Cash Flow per Unit is a key performance metric that breaks down a property's monthly or annual cash flow to the level of an individual rental unit. It is calculated by dividing the property's total cash flow by the number of units. This provides real estate professionals with a way to compare the efficiency and profitability of multi-family assets with varying sizes, layouts, and configurations. By shifting the analysis from the property level to the per-door level, this measure creates a common ground for evaluating different investments on equal footing.

For investors, cash flow per unit offers a quick yet powerful method to assess whether a property is performing at, above, or below market standards for its type and location. Two buildings may have similar total cash flows, but if one generates significantly more income per unit, it could represent a more efficient use of capital, superior tenant demand, or better operational management. This insight is beneficial when comparing properties with different unit counts, as aggregate cash flow alone can obscure underlying performance differences.

Brokers and advisors can use this metric to communicate value in a way that resonates with experienced multi-family buyers. Presenting cash flow on a per-unit basis helps clients understand the operational productivity of each "door" in the property and compare it to their existing portfolio benchmarks. This perspective also encourages strategic discussions about pricing, rent growth potential, and operational improvements.

In acquisition analysis, cash flow per unit serves as an essential tool for stress-testing. By isolating income and expenses to a single unit, investors can model the financial impacts of vacancy, rent reductions, or turnover costs for just one apartment. This detailed approach helps quantify risk exposure and assess the resilience of cash flow under less-than-ideal conditions. It also highlights the potential for increased income from targeted rent hikes or value-add improvements at the unit level.

For asset managers, monitoring this figure over time provides valuable insights into performance. A rising per-unit cash flow may indicate successful rent increases, improved expense control, or higher-quality tenants. Conversely, a decline could signal operational inefficiencies, competitive market pressures, or maintenance issues that require immediate attention.

Lenders may also consider per-unit performance when underwriting loans for multi-family properties. Strong and consistent per-unit cash flow indicates operational stability and reduces the perceived risk of cash flow volatility, especially for assets with diverse tenant bases.

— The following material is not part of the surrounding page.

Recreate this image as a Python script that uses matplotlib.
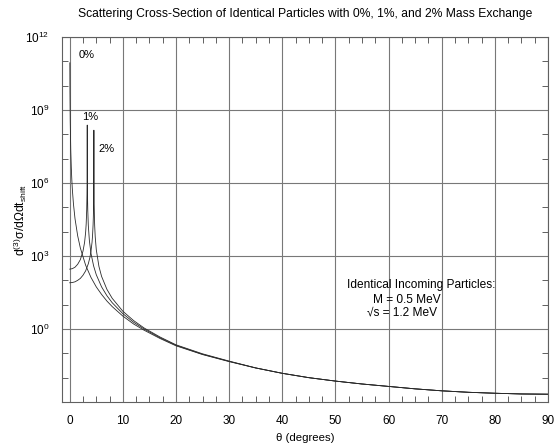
import matplotlib
matplotlib.use('Agg')
import matplotlib.pyplot as plt
from matplotlib.ticker import FixedLocator, LogFormatterSciNotation, MultipleLocator, NullFormatter

plt.rcParams['font.family'] = ['Liberation Sans', 'DejaVu Sans']
plt.rcParams['mathtext.fontset'] = 'custom'
plt.rcParams['mathtext.rm'] = 'Liberation Sans'
plt.rcParams['mathtext.it'] = 'Liberation Sans:italic'

# Forward-angle part of each curve (theta in degrees, cross-section)
theta_0 = [0.025, 0.05, 0.1, 0.2, 0.3, 0.4, 0.5, 0.7, 1.0, 1.5, 2, 3, 4, 5, 6, 7, 8,
           10, 12, 14, 17, 20, 25, 30]
sigma_0 = [8.7e10, 5.37e9, 3.39e8, 2.14e7, 4.17e6, 1.32e6, 5.37e5, 1.41e5, 3.39e4,
           6.76e3, 2.14e3, 4.17e2, 1.32e2, 53.7, 26.3, 14.1, 8.32,
           3.39, 1.62, 0.891, 0.407, 0.204, 0.0891, 0.0457]

theta_1 = [0, 0.5, 1.0, 1.5, 2.0, 2.5, 2.8, 3.0, 3.1, 3.2, 3.25, 3.28, 3.29, 3.30,
           3.31, 3.32, 3.35, 3.4, 3.5, 3.7, 4.0, 4.5, 5, 6, 7, 8, 10, 12, 14, 17,
           20, 25, 30]
sigma_1 = [288, 302, 347, 457, 708, 1.58e3, 3.63e3, 9.55e3, 2.09e4, 7.94e4, 3.16e5,
           2.0e6, 7.76e6, 2.4e8, 7.76e6, 1.95e6, 3.09e5, 7.59e4, 1.82e4, 4.37e3,
           1.29e3, 389, 170, 53.7, 23.4, 12.0, 4.27, 1.91, 1.00, 0.437,
           0.214, 0.0912, 0.0468]

theta_2 = [0, 0.5, 1.0, 1.5, 2.0, 2.5, 3.0, 3.5, 3.8, 4.0, 4.2, 4.3, 4.4, 4.45, 4.5,
           4.53, 4.54, 4.55, 4.56, 4.57, 4.6, 4.65, 4.7, 4.8, 5.0, 5.5, 6, 7, 8,
           10, 12, 14, 17, 20, 25, 30]
sigma_2 = [79.4, 81.3, 87.1, 100, 120, 162, 245, 479, 871, 1.55e3, 3.63e3, 6.92e3,
           1.91e4, 4.17e4, 1.66e5, 1.05e6, 4.37e6, 1.48e8, 3.89e6, 1.0e6, 1.58e5,
           3.98e4, 1.74e4, 6.17e3, 1.82e3, 372, 145, 42.7, 18.2,
           5.37, 2.24, 1.10, 0.468, 0.224, 0.0955, 0.0479]

# Large-angle part, where the three curves coincide
tail_theta = [35, 40, 45, 50, 55, 60, 65, 70, 75, 80, 85, 90]
tail_sigma = [0.0251, 0.0151, 0.0100, 0.00724, 0.00550, 0.00437, 0.00347,
              0.00288, 0.00251, 0.00229, 0.00214, 0.00209]

curve_labels = ['0%', '1%', '2%']
label_pos = [(1.7, 1.9e11), (2.25, 5.4e8), (5.4, 2.6e7)]

fig = plt.figure(figsize=(5.54, 4.46), dpi=100)
ax = fig.add_axes([62 / 554, 1 - 402 / 446, 486 / 554, 365 / 446])

for th, sg in [(theta_0, sigma_0), (theta_1, sigma_1), (theta_2, sigma_2)]:
    ax.plot(th + tail_theta, sg + tail_sigma, color='#2a2a2a', lw=0.6)

ax.set_yscale('log')
ax.set_xlim(-1.45, 90)
ax.set_ylim(1e-3, 1e12)

ax.xaxis.set_major_locator(MultipleLocator(10))
ax.xaxis.set_minor_locator(MultipleLocator(2.5))
ax.yaxis.set_major_locator(FixedLocator([10.0 ** k for k in range(0, 13, 3)]))
ax.yaxis.set_major_formatter(LogFormatterSciNotation())
ax.yaxis.set_minor_locator(FixedLocator([10.0 ** k for k in range(-3, 13)]))
ax.yaxis.set_minor_formatter(NullFormatter())

ax.grid(True, which='major', color='#787878', lw=0.8)
ax.tick_params(which='both', direction='in', top=True, right=True,
               color='#606060', labelsize=8.5)
ax.tick_params(which='major', length=0, pad=9)
ax.tick_params(which='minor', length=4, width=0.7)
for s in ax.spines.values():
    s.set_color('#606060')
    s.set_linewidth(0.8)

for txt, (x, y) in zip(curve_labels, label_pos):
    ax.text(x, y, txt, ha='left', va='center', fontsize=8)

ax.text(52.2, 63, 'Identical Incoming Particles:', ha='left', va='center', fontsize=8.6)
ax.text(57.0, 15.5, 'M = 0.5 MeV', ha='left', va='center', fontsize=8.6)
ax.text(56.0, 4.6, '\u221as = 1.2 MeV', ha='left', va='center', fontsize=8.6)

fig.text(305 / 554, 1 - 14 / 446,
         'Scattering Cross-Section of Identical Particles with 0%, 1%, and 2% Mass Exchange',
         ha='center', va='center', fontsize=8.7)
fig.text(305 / 554, 1 - 438 / 446, '\u03b8 (degrees)', ha='center', va='center', fontsize=8.2)
fig.text(20 / 554, 1 - 220 / 446, r'd$^{\rm (3)}$σ/dΩdt$_{\rm shift}$',
         ha='center', va='center', rotation=90, fontsize=8.7)

fig.savefig('out.png', dpi=100)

Ultimately, cash flow per unit simplifies a complex financial picture into a clear, comparable metric. It bridges the gap between high-level portfolio analysis and detailed operational insights, enabling more precise evaluations of acquisition opportunities, property performance, and income resilience. In the hands of skilled real estate professionals, it becomes a versatile tool for screening deals, refining strategies, and maximizing the income potential of every unit in a multi-family portfolio.